▶ TASK INPUTS
%%
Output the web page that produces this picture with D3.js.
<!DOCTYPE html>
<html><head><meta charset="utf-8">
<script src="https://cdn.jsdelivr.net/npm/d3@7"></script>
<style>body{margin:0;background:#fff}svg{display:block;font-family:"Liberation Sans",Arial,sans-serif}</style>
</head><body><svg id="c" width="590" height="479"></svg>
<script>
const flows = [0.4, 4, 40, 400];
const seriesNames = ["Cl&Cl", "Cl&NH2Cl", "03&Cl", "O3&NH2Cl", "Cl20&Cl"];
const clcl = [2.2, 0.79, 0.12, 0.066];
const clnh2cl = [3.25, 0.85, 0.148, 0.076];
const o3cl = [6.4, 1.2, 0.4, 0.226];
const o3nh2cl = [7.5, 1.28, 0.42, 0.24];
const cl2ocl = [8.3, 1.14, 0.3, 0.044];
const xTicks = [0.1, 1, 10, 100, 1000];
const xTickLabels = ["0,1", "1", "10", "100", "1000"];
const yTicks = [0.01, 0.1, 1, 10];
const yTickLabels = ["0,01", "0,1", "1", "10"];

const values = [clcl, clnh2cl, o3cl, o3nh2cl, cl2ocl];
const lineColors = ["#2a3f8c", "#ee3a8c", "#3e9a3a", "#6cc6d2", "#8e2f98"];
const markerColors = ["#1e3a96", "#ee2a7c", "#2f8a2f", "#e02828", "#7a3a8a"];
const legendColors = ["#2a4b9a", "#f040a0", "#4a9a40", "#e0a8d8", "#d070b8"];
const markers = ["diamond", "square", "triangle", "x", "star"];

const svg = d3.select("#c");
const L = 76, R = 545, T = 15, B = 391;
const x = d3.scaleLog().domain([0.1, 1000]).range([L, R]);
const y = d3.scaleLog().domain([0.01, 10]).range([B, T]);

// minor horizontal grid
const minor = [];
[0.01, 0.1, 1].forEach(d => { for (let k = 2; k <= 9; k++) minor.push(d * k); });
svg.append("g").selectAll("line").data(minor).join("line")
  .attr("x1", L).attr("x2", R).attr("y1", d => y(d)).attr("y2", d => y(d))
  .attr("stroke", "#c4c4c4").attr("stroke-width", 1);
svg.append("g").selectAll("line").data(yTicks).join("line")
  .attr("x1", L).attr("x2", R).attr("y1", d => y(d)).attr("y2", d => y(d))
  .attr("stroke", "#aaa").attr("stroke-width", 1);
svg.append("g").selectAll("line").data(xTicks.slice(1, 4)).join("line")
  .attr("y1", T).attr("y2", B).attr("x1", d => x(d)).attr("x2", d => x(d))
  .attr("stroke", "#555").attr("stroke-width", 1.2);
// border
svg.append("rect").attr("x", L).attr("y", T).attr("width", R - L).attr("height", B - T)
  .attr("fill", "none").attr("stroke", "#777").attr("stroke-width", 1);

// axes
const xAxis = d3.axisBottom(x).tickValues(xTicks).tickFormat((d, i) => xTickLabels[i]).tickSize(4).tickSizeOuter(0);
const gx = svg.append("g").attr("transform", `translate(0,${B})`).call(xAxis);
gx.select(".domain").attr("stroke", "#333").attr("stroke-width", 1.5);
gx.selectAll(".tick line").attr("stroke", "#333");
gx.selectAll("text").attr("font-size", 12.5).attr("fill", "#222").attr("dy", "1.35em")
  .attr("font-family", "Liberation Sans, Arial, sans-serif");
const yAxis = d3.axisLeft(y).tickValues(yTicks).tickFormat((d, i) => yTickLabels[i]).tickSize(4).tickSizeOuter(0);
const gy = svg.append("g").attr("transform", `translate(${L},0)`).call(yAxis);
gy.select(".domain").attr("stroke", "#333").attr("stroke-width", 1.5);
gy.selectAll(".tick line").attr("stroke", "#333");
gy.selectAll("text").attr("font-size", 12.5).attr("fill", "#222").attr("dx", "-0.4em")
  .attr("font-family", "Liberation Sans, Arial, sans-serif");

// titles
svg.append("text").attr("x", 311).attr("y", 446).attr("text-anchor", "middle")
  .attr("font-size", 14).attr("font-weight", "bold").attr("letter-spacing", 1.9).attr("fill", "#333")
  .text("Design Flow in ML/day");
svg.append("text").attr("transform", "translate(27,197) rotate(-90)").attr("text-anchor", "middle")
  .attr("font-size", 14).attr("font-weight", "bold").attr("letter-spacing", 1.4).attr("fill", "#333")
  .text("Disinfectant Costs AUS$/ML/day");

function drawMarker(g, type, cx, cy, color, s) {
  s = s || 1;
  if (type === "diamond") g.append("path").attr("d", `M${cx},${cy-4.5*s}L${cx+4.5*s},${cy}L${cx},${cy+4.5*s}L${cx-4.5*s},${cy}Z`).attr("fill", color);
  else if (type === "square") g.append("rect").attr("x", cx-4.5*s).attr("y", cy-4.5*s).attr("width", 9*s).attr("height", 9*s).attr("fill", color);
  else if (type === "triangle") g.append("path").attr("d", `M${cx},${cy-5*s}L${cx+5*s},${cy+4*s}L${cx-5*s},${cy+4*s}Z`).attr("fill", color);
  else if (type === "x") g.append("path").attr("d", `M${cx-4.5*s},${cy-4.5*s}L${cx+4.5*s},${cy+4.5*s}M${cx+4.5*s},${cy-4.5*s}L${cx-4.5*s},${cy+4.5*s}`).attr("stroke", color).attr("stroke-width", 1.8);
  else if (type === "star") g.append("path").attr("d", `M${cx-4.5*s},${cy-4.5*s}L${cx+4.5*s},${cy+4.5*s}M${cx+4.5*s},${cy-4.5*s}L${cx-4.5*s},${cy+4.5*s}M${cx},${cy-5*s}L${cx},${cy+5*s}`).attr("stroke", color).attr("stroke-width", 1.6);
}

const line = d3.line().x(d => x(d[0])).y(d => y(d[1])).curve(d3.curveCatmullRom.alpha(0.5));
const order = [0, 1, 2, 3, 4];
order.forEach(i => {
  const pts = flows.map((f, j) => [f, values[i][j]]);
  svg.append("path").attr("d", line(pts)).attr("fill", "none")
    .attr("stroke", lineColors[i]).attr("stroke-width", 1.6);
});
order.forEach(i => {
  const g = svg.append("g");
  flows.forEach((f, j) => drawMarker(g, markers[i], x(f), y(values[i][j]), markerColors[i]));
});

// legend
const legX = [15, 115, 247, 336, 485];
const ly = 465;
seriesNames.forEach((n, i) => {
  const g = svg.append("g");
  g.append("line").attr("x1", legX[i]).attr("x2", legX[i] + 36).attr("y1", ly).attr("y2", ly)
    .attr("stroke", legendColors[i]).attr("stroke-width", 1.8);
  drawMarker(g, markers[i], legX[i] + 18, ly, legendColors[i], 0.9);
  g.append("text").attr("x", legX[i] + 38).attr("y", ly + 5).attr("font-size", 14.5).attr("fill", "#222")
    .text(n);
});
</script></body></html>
%%
%%
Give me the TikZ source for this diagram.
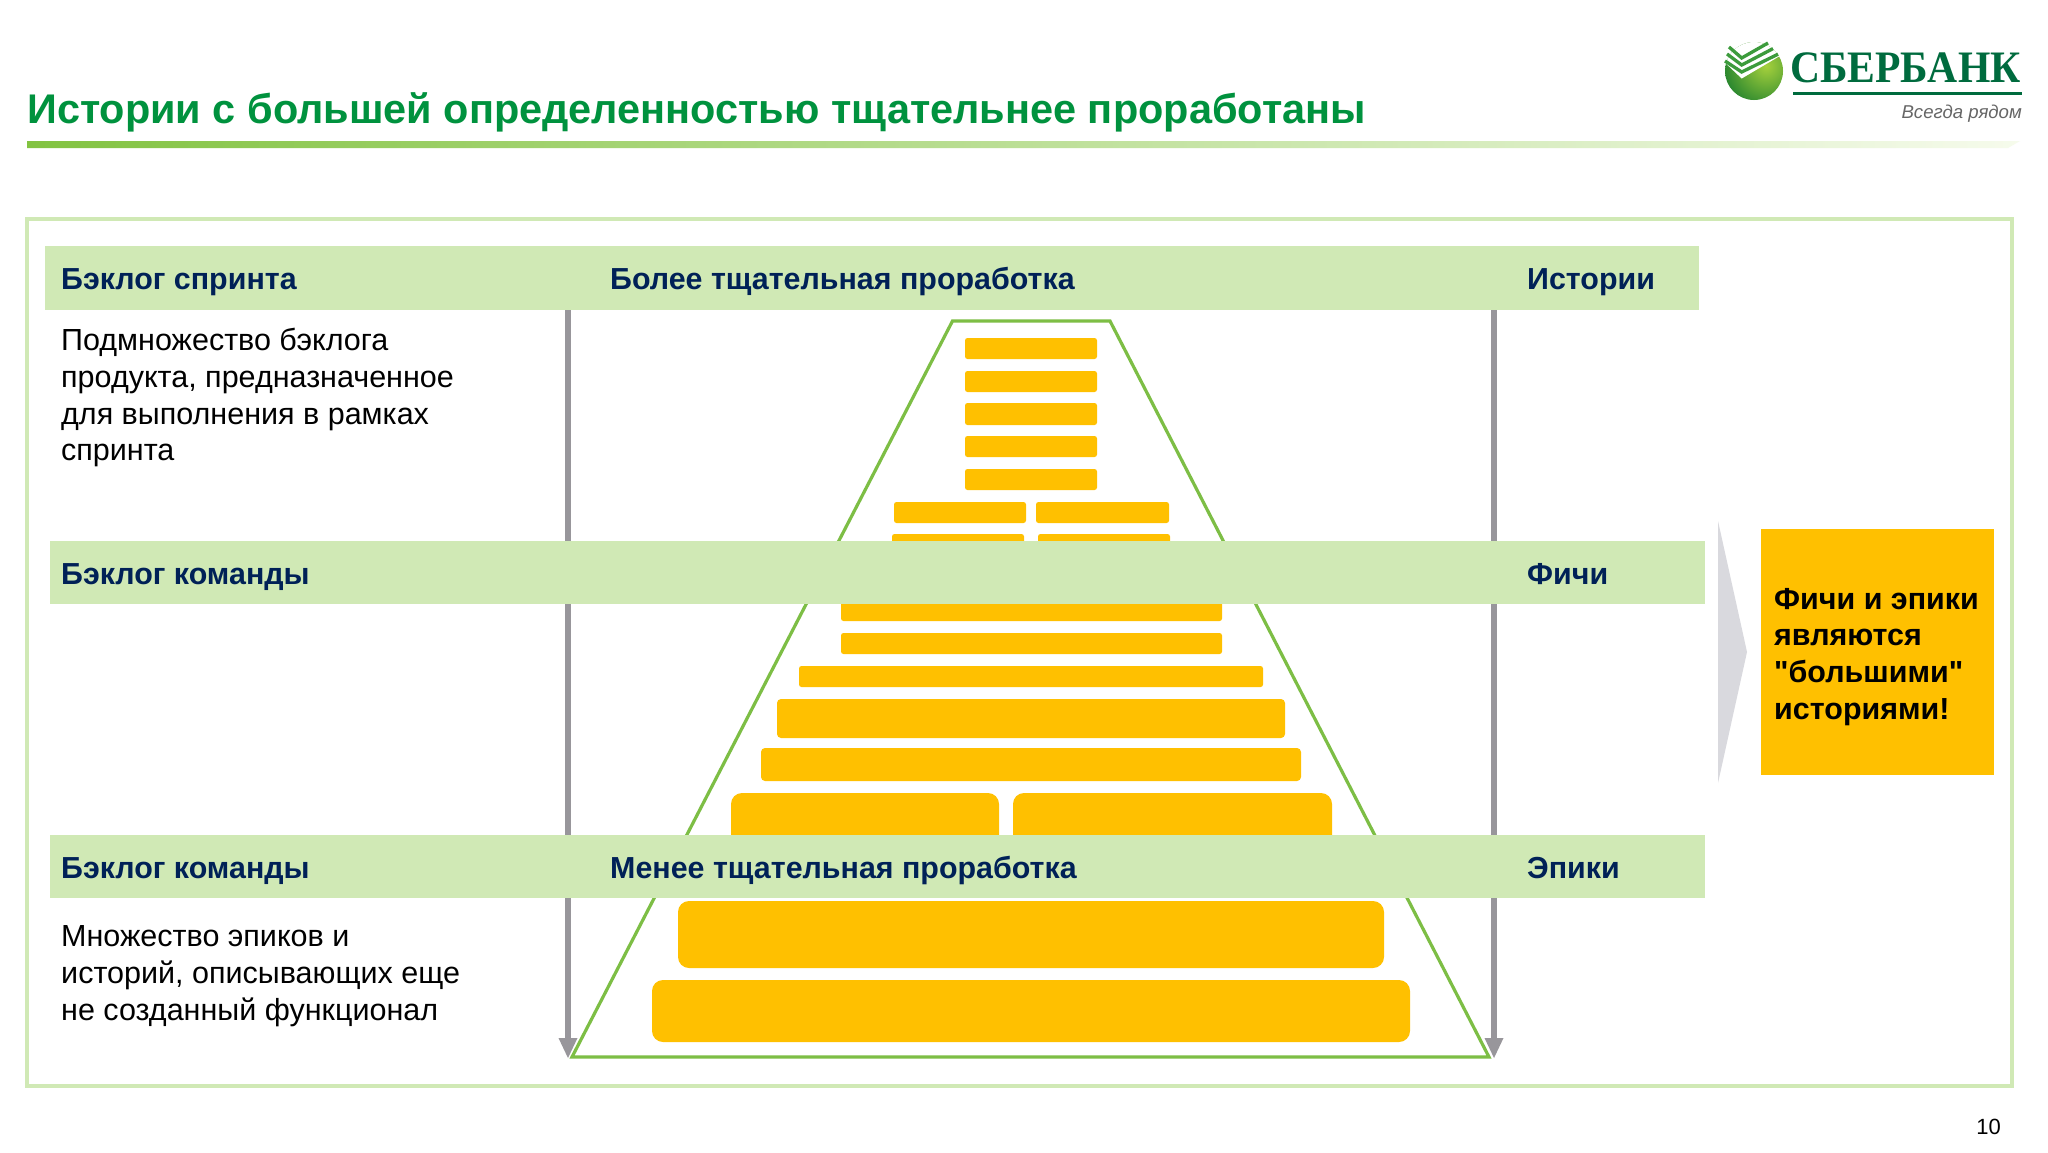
%%
%%
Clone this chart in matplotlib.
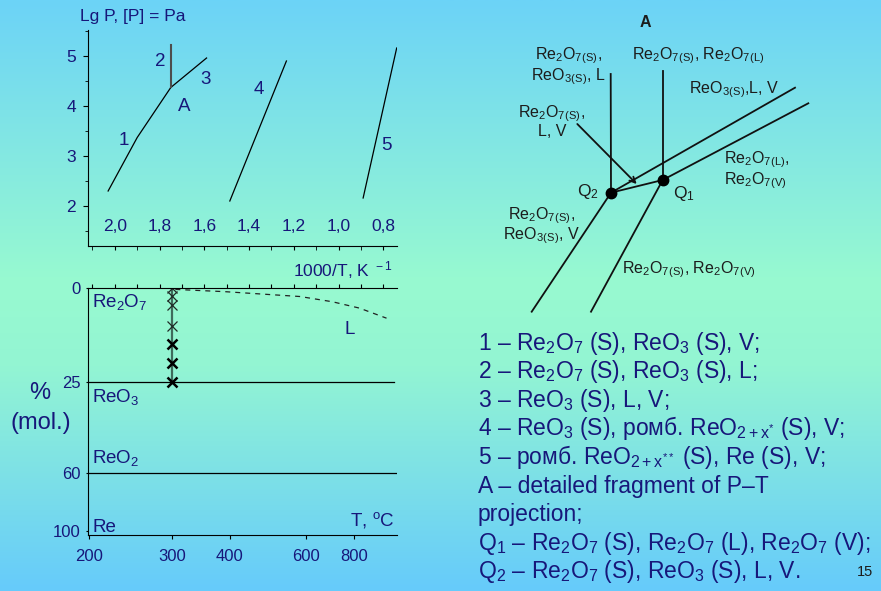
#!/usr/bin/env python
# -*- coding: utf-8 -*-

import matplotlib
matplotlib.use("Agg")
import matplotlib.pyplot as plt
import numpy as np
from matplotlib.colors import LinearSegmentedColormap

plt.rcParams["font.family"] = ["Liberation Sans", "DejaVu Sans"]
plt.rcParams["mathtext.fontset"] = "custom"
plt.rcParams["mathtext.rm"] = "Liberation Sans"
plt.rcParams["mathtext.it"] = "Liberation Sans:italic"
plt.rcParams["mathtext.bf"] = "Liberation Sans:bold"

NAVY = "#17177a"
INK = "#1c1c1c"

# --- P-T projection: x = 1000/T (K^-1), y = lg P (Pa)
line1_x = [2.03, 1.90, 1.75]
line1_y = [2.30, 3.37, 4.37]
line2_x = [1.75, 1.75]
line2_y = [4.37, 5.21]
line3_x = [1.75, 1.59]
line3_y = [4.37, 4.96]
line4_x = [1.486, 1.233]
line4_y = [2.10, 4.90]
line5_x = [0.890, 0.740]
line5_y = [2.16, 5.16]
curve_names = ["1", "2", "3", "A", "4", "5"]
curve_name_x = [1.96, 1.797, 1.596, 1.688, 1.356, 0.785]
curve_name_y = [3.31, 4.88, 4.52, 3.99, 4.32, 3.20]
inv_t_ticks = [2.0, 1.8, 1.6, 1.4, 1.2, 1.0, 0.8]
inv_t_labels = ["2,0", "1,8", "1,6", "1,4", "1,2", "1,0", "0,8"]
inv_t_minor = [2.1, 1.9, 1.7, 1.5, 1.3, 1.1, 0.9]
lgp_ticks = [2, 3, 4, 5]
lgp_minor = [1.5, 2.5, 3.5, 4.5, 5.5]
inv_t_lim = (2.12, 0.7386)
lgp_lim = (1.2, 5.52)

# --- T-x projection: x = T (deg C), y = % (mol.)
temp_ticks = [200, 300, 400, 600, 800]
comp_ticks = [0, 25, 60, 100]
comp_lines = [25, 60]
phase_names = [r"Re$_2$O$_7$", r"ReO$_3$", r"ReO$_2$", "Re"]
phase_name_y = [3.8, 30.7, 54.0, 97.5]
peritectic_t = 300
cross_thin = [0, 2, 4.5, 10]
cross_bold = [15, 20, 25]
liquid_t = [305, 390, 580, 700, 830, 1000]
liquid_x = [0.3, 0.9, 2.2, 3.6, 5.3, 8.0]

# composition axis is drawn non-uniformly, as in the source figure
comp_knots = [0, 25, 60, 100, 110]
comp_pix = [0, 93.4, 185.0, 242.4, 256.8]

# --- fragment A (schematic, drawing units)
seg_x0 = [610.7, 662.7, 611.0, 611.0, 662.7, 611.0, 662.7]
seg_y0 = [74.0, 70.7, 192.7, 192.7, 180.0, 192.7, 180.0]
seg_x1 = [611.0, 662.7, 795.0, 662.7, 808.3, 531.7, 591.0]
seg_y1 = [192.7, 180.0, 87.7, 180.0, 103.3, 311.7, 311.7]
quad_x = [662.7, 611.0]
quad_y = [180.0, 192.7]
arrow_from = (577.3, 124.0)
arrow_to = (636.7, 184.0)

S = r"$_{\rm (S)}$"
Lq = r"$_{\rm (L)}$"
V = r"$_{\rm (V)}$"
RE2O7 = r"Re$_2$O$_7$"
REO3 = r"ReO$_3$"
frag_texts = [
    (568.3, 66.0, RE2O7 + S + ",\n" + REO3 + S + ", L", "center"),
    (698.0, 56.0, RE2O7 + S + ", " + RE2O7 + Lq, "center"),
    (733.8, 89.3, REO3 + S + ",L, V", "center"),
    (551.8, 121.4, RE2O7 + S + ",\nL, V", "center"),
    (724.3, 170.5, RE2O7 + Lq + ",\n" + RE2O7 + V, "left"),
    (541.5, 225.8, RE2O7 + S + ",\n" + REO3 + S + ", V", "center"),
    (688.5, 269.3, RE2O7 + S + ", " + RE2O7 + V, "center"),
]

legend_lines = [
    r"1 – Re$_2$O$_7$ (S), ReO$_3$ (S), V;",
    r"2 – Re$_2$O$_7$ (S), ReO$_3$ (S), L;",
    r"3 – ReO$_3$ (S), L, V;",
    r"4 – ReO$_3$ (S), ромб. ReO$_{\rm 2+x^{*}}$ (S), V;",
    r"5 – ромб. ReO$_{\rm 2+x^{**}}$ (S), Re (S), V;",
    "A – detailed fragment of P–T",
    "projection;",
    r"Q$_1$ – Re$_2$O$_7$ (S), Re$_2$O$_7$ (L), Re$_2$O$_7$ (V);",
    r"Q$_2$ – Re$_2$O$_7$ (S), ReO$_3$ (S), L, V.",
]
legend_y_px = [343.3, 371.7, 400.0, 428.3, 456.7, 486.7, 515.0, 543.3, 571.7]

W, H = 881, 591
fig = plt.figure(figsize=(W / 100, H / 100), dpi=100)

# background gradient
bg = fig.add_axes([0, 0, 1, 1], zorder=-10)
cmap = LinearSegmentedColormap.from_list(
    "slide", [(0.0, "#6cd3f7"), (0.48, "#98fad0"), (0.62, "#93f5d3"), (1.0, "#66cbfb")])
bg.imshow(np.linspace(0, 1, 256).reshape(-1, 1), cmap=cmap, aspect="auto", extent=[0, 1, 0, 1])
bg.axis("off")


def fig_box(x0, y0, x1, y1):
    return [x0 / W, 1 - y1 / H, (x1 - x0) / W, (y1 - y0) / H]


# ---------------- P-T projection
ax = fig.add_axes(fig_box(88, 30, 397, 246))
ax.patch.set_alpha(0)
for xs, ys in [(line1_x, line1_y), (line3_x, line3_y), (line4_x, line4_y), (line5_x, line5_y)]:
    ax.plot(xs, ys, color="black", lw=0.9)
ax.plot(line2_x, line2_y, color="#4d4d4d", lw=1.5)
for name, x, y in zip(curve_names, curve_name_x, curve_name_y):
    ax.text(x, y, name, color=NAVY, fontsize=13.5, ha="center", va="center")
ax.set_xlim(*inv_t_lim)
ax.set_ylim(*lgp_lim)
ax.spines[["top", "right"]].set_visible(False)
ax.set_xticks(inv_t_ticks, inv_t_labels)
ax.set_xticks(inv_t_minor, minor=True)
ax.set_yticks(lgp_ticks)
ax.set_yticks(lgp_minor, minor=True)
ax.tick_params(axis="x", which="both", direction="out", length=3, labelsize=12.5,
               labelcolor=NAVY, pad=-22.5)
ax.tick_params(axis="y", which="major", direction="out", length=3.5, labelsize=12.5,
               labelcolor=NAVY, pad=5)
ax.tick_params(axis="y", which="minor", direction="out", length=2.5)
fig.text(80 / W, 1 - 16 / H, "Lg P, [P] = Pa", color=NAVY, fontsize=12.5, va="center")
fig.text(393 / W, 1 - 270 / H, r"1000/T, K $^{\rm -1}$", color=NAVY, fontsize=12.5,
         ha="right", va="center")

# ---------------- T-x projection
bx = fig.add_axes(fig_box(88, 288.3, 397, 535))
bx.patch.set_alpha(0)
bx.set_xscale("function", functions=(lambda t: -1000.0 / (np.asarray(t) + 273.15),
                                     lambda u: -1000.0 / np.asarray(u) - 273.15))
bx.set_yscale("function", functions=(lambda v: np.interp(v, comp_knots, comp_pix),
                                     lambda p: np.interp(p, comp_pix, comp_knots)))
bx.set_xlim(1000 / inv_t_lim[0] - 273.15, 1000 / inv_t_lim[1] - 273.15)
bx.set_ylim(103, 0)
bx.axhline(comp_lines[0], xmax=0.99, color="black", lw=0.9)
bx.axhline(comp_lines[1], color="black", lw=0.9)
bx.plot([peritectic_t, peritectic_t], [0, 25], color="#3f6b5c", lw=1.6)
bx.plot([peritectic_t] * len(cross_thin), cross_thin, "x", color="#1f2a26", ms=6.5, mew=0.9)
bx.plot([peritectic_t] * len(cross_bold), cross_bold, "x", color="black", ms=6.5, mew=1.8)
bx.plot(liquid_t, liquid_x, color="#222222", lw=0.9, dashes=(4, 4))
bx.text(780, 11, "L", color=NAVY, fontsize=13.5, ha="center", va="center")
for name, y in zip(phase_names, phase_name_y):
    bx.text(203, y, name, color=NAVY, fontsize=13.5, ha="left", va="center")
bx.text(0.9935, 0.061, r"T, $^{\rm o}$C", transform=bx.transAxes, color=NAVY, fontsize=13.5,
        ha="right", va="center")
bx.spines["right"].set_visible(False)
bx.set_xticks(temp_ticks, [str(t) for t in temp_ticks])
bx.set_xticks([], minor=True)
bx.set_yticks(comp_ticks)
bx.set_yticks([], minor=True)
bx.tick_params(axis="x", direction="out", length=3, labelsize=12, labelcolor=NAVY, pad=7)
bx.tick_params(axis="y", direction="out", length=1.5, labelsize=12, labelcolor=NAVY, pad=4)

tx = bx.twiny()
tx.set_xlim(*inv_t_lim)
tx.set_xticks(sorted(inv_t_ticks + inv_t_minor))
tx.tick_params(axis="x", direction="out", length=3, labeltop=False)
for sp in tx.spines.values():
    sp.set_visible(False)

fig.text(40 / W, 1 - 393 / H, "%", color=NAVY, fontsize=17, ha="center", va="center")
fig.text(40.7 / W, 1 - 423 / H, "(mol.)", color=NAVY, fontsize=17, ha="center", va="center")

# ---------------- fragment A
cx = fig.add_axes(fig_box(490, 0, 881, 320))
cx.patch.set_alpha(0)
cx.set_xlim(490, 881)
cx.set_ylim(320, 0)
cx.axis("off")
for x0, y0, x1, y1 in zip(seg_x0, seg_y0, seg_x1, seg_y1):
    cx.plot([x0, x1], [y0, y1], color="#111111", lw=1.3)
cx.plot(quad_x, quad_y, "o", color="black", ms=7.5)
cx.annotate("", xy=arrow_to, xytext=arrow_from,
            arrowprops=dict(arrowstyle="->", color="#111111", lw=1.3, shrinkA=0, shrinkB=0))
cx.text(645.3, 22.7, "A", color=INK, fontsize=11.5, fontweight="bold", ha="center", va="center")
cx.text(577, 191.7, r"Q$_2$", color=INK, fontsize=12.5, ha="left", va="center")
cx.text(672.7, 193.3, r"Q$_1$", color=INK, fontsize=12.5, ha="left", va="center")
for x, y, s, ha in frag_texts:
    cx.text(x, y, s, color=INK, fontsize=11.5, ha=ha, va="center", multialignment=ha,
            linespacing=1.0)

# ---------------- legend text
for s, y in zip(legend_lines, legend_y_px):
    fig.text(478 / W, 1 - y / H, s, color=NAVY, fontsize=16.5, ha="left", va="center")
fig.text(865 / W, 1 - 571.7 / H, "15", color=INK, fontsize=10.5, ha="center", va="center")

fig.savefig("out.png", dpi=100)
%%
▶ GIVEN REQUEST
With the pictures removed from your copy, retype the lines above from the one that contains "Clone this chart in matplotlib." through the one that contains "comp_pix = [0, 93.4, 185.0, 242.4, 256.8]", exactly.

▶ ANSWER TO THIS PROBLEM
Clone this chart in matplotlib.
#!/usr/bin/env python
# -*- coding: utf-8 -*-

import matplotlib
matplotlib.use("Agg")
import matplotlib.pyplot as plt
import numpy as np
from matplotlib.colors import LinearSegmentedColormap

plt.rcParams["font.family"] = ["Liberation Sans", "DejaVu Sans"]
plt.rcParams["mathtext.fontset"] = "custom"
plt.rcParams["mathtext.rm"] = "Liberation Sans"
plt.rcParams["mathtext.it"] = "Liberation Sans:italic"
plt.rcParams["mathtext.bf"] = "Liberation Sans:bold"

NAVY = "#17177a"
INK = "#1c1c1c"

# --- P-T projection: x = 1000/T (K^-1), y = lg P (Pa)
line1_x = [2.03, 1.90, 1.75]
line1_y = [2.30, 3.37, 4.37]
line2_x = [1.75, 1.75]
line2_y = [4.37, 5.21]
line3_x = [1.75, 1.59]
line3_y = [4.37, 4.96]
line4_x = [1.486, 1.233]
line4_y = [2.10, 4.90]
line5_x = [0.890, 0.740]
line5_y = [2.16, 5.16]
curve_names = ["1", "2", "3", "A", "4", "5"]
curve_name_x = [1.96, 1.797, 1.596, 1.688, 1.356, 0.785]
curve_name_y = [3.31, 4.88, 4.52, 3.99, 4.32, 3.20]
inv_t_ticks = [2.0, 1.8, 1.6, 1.4, 1.2, 1.0, 0.8]
inv_t_labels = ["2,0", "1,8", "1,6", "1,4", "1,2", "1,0", "0,8"]
inv_t_minor = [2.1, 1.9, 1.7, 1.5, 1.3, 1.1, 0.9]
lgp_ticks = [2, 3, 4, 5]
lgp_minor = [1.5, 2.5, 3.5, 4.5, 5.5]
inv_t_lim = (2.12, 0.7386)
lgp_lim = (1.2, 5.52)

# --- T-x projection: x = T (deg C), y = % (mol.)
temp_ticks = [200, 300, 400, 600, 800]
comp_ticks = [0, 25, 60, 100]
comp_lines = [25, 60]
phase_names = [r"Re$_2$O$_7$", r"ReO$_3$", r"ReO$_2$", "Re"]
phase_name_y = [3.8, 30.7, 54.0, 97.5]
peritectic_t = 300
cross_thin = [0, 2, 4.5, 10]
cross_bold = [15, 20, 25]
liquid_t = [305, 390, 580, 700, 830, 1000]
liquid_x = [0.3, 0.9, 2.2, 3.6, 5.3, 8.0]

# composition axis is drawn non-uniformly, as in the source figure
comp_knots = [0, 25, 60, 100, 110]
comp_pix = [0, 93.4, 185.0, 242.4, 256.8]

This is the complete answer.